*WHAT THE EXERCISE ASKS:*
Could you write out every entry exactly as it stands?

[Start]

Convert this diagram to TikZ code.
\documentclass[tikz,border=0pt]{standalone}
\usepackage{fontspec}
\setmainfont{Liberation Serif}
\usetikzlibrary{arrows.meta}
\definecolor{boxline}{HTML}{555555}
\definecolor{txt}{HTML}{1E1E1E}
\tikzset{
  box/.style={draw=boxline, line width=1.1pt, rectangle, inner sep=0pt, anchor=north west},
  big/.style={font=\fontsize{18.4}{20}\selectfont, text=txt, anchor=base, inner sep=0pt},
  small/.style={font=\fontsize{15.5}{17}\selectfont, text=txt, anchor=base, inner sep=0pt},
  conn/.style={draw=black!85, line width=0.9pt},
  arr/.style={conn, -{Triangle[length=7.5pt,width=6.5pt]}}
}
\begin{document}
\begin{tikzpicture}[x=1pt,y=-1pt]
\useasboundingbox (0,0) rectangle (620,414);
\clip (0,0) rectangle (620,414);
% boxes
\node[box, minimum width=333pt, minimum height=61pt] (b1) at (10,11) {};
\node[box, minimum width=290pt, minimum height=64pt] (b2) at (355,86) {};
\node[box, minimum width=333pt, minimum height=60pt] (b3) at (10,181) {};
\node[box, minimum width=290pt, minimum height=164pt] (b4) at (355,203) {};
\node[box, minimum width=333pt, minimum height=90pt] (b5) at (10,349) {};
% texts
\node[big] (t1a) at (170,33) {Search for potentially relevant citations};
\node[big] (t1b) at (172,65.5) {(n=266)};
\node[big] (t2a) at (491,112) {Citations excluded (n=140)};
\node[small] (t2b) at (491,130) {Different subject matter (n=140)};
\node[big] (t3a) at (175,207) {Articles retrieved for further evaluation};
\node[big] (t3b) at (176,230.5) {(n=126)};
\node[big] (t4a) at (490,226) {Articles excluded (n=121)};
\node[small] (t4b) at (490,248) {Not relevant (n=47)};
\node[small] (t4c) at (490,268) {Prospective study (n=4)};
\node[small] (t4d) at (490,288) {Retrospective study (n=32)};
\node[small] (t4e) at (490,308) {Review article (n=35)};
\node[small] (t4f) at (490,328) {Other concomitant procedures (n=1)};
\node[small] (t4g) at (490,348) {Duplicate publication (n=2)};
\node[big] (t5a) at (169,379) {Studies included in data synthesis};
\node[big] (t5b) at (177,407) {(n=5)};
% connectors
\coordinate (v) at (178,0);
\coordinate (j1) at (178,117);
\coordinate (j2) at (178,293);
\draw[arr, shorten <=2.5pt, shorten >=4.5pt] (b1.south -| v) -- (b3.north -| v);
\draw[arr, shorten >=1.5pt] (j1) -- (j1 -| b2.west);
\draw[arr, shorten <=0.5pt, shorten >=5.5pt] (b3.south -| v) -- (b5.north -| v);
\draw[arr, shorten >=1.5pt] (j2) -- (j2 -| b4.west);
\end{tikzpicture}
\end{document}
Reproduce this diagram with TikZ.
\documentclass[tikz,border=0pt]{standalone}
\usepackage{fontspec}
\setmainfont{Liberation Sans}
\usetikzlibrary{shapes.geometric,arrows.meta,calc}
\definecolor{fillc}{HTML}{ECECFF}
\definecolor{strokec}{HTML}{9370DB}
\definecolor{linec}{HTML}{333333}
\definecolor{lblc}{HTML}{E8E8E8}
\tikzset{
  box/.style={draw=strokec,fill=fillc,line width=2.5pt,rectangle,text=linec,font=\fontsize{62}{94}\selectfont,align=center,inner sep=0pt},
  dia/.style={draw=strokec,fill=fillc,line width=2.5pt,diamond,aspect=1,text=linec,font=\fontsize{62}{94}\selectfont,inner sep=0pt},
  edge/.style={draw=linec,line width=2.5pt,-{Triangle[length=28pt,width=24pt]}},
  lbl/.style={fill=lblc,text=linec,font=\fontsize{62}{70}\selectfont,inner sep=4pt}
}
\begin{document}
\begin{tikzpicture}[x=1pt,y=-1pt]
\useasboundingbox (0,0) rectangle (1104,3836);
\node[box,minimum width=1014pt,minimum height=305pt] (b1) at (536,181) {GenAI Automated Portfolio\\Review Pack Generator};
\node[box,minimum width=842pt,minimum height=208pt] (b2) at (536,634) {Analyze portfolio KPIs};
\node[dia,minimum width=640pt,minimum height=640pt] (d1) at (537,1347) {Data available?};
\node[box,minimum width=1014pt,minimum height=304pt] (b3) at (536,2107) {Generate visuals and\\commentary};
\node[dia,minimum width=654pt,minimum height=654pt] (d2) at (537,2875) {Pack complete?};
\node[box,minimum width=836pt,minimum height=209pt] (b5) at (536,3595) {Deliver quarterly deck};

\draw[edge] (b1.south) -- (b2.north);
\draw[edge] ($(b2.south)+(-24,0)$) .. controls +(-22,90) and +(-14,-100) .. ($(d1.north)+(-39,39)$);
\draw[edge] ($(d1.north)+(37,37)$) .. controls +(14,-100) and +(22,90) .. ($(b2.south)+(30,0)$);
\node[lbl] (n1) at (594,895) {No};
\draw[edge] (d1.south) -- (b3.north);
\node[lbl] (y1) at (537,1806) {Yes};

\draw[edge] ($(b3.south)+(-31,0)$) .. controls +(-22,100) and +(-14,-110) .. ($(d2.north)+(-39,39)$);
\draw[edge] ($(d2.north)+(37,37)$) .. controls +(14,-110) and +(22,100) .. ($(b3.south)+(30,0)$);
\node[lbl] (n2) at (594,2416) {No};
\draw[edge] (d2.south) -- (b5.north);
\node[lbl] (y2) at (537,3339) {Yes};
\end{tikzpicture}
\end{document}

[End]

*TASK SOLUTION:*
Convert this diagram to TikZ code.
\documentclass[tikz,border=0pt]{standalone}
\usepackage{fontspec}
\setmainfont{Liberation Serif}
\usetikzlibrary{arrows.meta}
\definecolor{boxline}{HTML}{555555}
\definecolor{txt}{HTML}{1E1E1E}
\tikzset{
  box/.style={draw=boxline, line width=1.1pt, rectangle, inner sep=0pt, anchor=north west},
  big/.style={font=\fontsize{18.4}{20}\selectfont, text=txt, anchor=base, inner sep=0pt},
  small/.style={font=\fontsize{15.5}{17}\selectfont, text=txt, anchor=base, inner sep=0pt},
  conn/.style={draw=black!85, line width=0.9pt},
  arr/.style={conn, -{Triangle[length=7.5pt,width=6.5pt]}}
}
\begin{document}
\begin{tikzpicture}[x=1pt,y=-1pt]
\useasboundingbox (0,0) rectangle (620,414);
\clip (0,0) rectangle (620,414);
% boxes
\node[box, minimum width=333pt, minimum height=61pt] (b1) at (10,11) {};
\node[box, minimum width=290pt, minimum height=64pt] (b2) at (355,86) {};
\node[box, minimum width=333pt, minimum height=60pt] (b3) at (10,181) {};
\node[box, minimum width=290pt, minimum height=164pt] (b4) at (355,203) {};
\node[box, minimum width=333pt, minimum height=90pt] (b5) at (10,349) {};
% texts
\node[big] (t1a) at (170,33) {Search for potentially relevant citations};
\node[big] (t1b) at (172,65.5) {(n=266)};
\node[big] (t2a) at (491,112) {Citations excluded (n=140)};
\node[small] (t2b) at (491,130) {Different subject matter (n=140)};
\node[big] (t3a) at (175,207) {Articles retrieved for further evaluation};
\node[big] (t3b) at (176,230.5) {(n=126)};
\node[big] (t4a) at (490,226) {Articles excluded (n=121)};
\node[small] (t4b) at (490,248) {Not relevant (n=47)};
\node[small] (t4c) at (490,268) {Prospective study (n=4)};
\node[small] (t4d) at (490,288) {Retrospective study (n=32)};
\node[small] (t4e) at (490,308) {Review article (n=35)};
\node[small] (t4f) at (490,328) {Other concomitant procedures (n=1)};
\node[small] (t4g) at (490,348) {Duplicate publication (n=2)};
\node[big] (t5a) at (169,379) {Studies included in data synthesis};
\node[big] (t5b) at (177,407) {(n=5)};
% connectors
\coordinate (v) at (178,0);
\coordinate (j1) at (178,117);
\coordinate (j2) at (178,293);
\draw[arr, shorten <=2.5pt, shorten >=4.5pt] (b1.south -| v) -- (b3.north -| v);
\draw[arr, shorten >=1.5pt] (j1) -- (j1 -| b2.west);
\draw[arr, shorten <=0.5pt, shorten >=5.5pt] (b3.south -| v) -- (b5.north -| v);
\draw[arr, shorten >=1.5pt] (j2) -- (j2 -| b4.west);
\end{tikzpicture}
\end{document}
Reproduce this diagram with TikZ.
\documentclass[tikz,border=0pt]{standalone}
\usepackage{fontspec}
\setmainfont{Liberation Sans}
\usetikzlibrary{shapes.geometric,arrows.meta,calc}
\definecolor{fillc}{HTML}{ECECFF}
\definecolor{strokec}{HTML}{9370DB}
\definecolor{linec}{HTML}{333333}
\definecolor{lblc}{HTML}{E8E8E8}
\tikzset{
  box/.style={draw=strokec,fill=fillc,line width=2.5pt,rectangle,text=linec,font=\fontsize{62}{94}\selectfont,align=center,inner sep=0pt},
  dia/.style={draw=strokec,fill=fillc,line width=2.5pt,diamond,aspect=1,text=linec,font=\fontsize{62}{94}\selectfont,inner sep=0pt},
  edge/.style={draw=linec,line width=2.5pt,-{Triangle[length=28pt,width=24pt]}},
  lbl/.style={fill=lblc,text=linec,font=\fontsize{62}{70}\selectfont,inner sep=4pt}
}
\begin{document}
\begin{tikzpicture}[x=1pt,y=-1pt]
\useasboundingbox (0,0) rectangle (1104,3836);
\node[box,minimum width=1014pt,minimum height=305pt] (b1) at (536,181) {GenAI Automated Portfolio\\Review Pack Generator};
\node[box,minimum width=842pt,minimum height=208pt] (b2) at (536,634) {Analyze portfolio KPIs};
\node[dia,minimum width=640pt,minimum height=640pt] (d1) at (537,1347) {Data available?};
\node[box,minimum width=1014pt,minimum height=304pt] (b3) at (536,2107) {Generate visuals and\\commentary};
\node[dia,minimum width=654pt,minimum height=654pt] (d2) at (537,2875) {Pack complete?};
\node[box,minimum width=836pt,minimum height=209pt] (b5) at (536,3595) {Deliver quarterly deck};

\draw[edge] (b1.south) -- (b2.north);
\draw[edge] ($(b2.south)+(-24,0)$) .. controls +(-22,90) and +(-14,-100) .. ($(d1.north)+(-39,39)$);
\draw[edge] ($(d1.north)+(37,37)$) .. controls +(14,-100) and +(22,90) .. ($(b2.south)+(30,0)$);
\node[lbl] (n1) at (594,895) {No};
\draw[edge] (d1.south) -- (b3.north);
\node[lbl] (y1) at (537,1806) {Yes};

\draw[edge] ($(b3.south)+(-31,0)$) .. controls +(-22,100) and +(-14,-110) .. ($(d2.north)+(-39,39)$);
\draw[edge] ($(d2.north)+(37,37)$) .. controls +(14,-110) and +(22,100) .. ($(b3.south)+(30,0)$);
\node[lbl] (n2) at (594,2416) {No};
\draw[edge] (d2.south) -- (b5.north);
\node[lbl] (y2) at (537,3339) {Yes};
\end{tikzpicture}
\end{document}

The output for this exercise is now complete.